The Great Zombie Invasion of 1979

By: J. G. Faherty

Star Rating:

Sensuality Rating:



Spoiler Disclaimer


Elmer Dinkley is a self-styled zombie movie buff, so when he sees a group of bloody, battered people staggering across his friend Charlie's field, he knows the zombie apocalypse has started. The two men grab their guns and start picking them off one-by-one, absolutely certain that they'll eventually be hailed as the town heroes. However, when the local sheriff they sent for finally shows up, things quickly go downhill.


"The Great Zombie Invasion of 1979" is a short story written from the POV of a hillbilly-esque character named Elmer who has seen a few zombie movies, so when a group of pale, bloody, and battered individuals start staggering across his friend Charlie's field, he knows the zombie invasion has started. He and Charlie spend most of the story picking them off one-by-one, thinking they're going to be hailed as heroes, but by the time most of the zombies are dead and the sheriff shows up, things quickly go awry.

This was an OK story, but I felt like it leaned too heavily into stereotyping. Elmer and Charlie are classic hillbilly types who are far from being the sharpest tools in the shed. In addition, there were several other offensive elements that IMHO dragged the story down rather than elevating it. More than once, Elmer considers murdering Charlie even though they're supposedly friends. I also felt like the two men took a little too much gleeful pride in picking off the zombies, never giving a single thought for the people they might have once been.
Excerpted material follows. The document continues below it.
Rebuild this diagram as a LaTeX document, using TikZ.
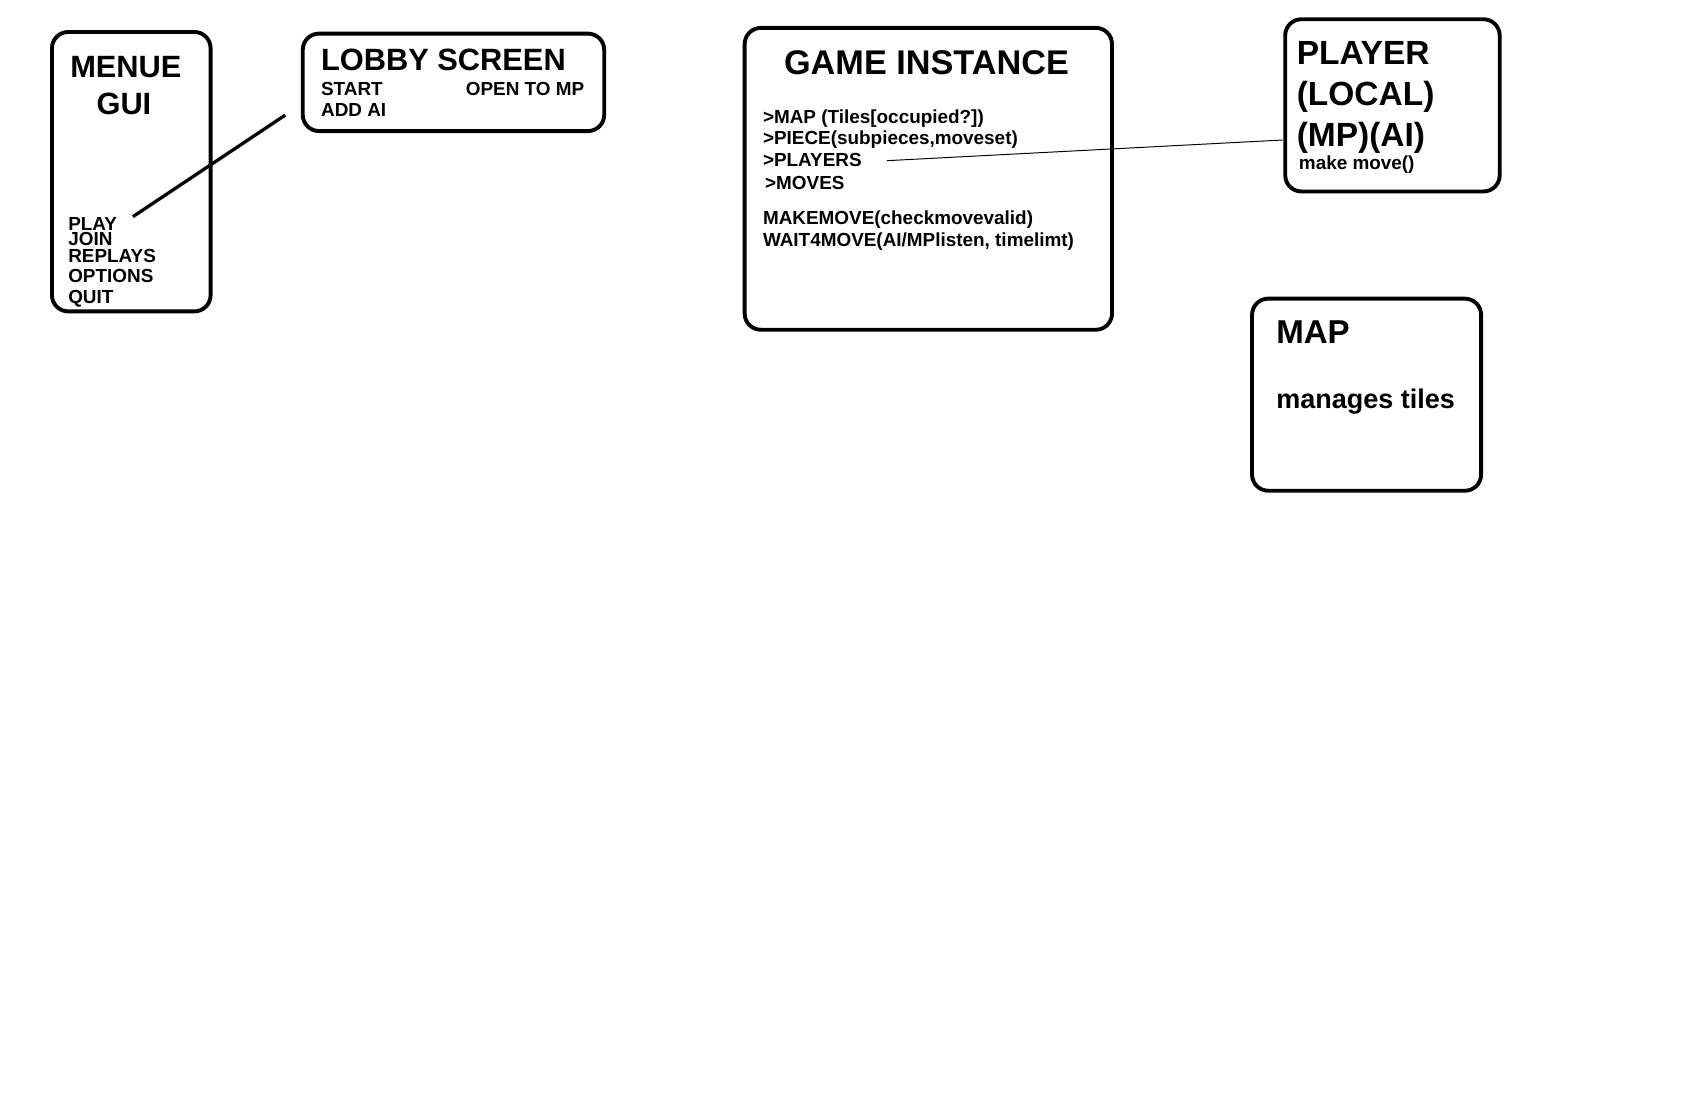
\documentclass[tikz,border=0pt]{standalone}
\usepackage{fontspec}
\setmainfont{Liberation Sans}
\begin{document}
\begin{tikzpicture}[x=1pt,y=-1pt,
  box/.style={draw=black,line width=3.6pt,rounded corners=15pt,anchor=north west,inner sep=0pt},
  txt/.style={inner sep=0pt,anchor=base west,font=\bfseries\fontsize{17.5}{18}\selectfont},
  title/.style={inner sep=0pt,anchor=base west,font=\bfseries\fontsize{29}{30}\selectfont},
  thickline/.style={line width=3pt},
  thinline/.style={line width=0.9pt}]
\useasboundingbox[fill=white] (0,0) rectangle (1566,1029);
% boxes
\node[box,minimum width=146.8pt,minimum height=258.6pt] (menu) at (46.3,27.8) {};
\node[box,minimum width=279pt,minimum height=90.2pt] (lobby) at (278.4,29.3) {};
\node[box,minimum width=340pt,minimum height=279.4pt] (game) at (687.4,24) {};
\node[box,minimum width=198.5pt,minimum height=159.4pt] (player) at (1187.7,16) {};
\node[box,minimum width=212pt,minimum height=177.8pt] (map) at (1157,274.6) {};
% menu texts
\node[title,anchor=base,font=\bfseries\fontsize{28.5}{30}\selectfont] (menut1) at (116.5,72) {MENUE};
\node[title,anchor=base,font=\bfseries\fontsize{28.5}{30}\selectfont] (menut2) at (114.7,106) {GUI};
\node[txt] (play) at (63,213) {PLAY};
\node[txt] (join) at (63,227) {JOIN};
\node[txt] (replays) at (63,242.5) {REPLAYS};
\node[txt] (options) at (63,261) {OPTIONS};
\node[txt] (quit) at (63,281) {QUIT};
% lobby texts
\node[title,font=\bfseries\fontsize{28.5}{30}\selectfont] (lobbyt) at (297,65) {LOBBY SCREEN};
\node[txt] (start) at (297,88) {START};
\node[txt] (openmp) at (431,88) {OPEN TO MP};
\node[txt] (addai) at (297,108) {ADD AI};
% game texts
\node[title,font=\bfseries\fontsize{31.7}{32}\selectfont] (gamet) at (725.5,68.5) {GAME INSTANCE};
\node[txt] (gmap) at (706,114) {>MAP (Tiles[occupied?])};
\node[txt] (gpiece) at (706,134) {>PIECE(subpieces,moveset)};
\node[txt] (gplayers) at (706,154) {>PLAYERS};
\node[txt] (gmoves) at (708,175) {>MOVES};
\node[txt] (gmake) at (706,208) {MAKEMOVE(checkmovevalid)};
\node[txt] (gwait) at (706,228) {WAIT4MOVE(AI/MPlisten, timelimt)};
% player texts
\node[title,font=\bfseries\fontsize{31}{32}\selectfont] (pt1) at (1200,60) {PLAYER};
\node[title,font=\bfseries\fontsize{31}{32}\selectfont] (pt2) at (1200,98) {(LOCAL)};
\node[title,font=\bfseries\fontsize{31}{32}\selectfont] (pt3) at (1200,136) {(MP)(AI)};
\node[txt] (pmove) at (1202,157) {make move()};
% map texts
\node[title,font=\bfseries\fontsize{30.6}{32}\selectfont] (mapt) at (1181,317.7) {MAP};
\node[txt,font=\bfseries\fontsize{25}{26}\selectfont] (mapm) at (1181,378) {manages tiles};
% connectors
\coordinate (c1) at (123,200.5);
\coordinate (c2) at (264,106.5);
\coordinate (c3) at (821,148.7);
\coordinate (c4) at (1187,129.6);
\draw[thickline] (c1) -- (c2);
\draw[thinline] (c3) -- (c4);
\end{tikzpicture}
\end{document}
Then there was a bit of sexism, as well as a brief (like two sentences) implied reference to bestiality, which I thought was completely unnecessary and over the top. In the end, I guess you could say that Elmer kind of got what he deserved. So, the story was alright, just not anything to get too excited about. "The Great Zombie Invasion of 1979" can be found in the anthology Blood Lite III: Aftertaste.

Note: I wasn't quite sure where to place this story on my sensuality scale. While there is nothing of an explicit sexual nature, because of the sexist reference and the implication of bestiality, I thought it warranted some kind of rating, so I settled on 2, but your mileage may vary.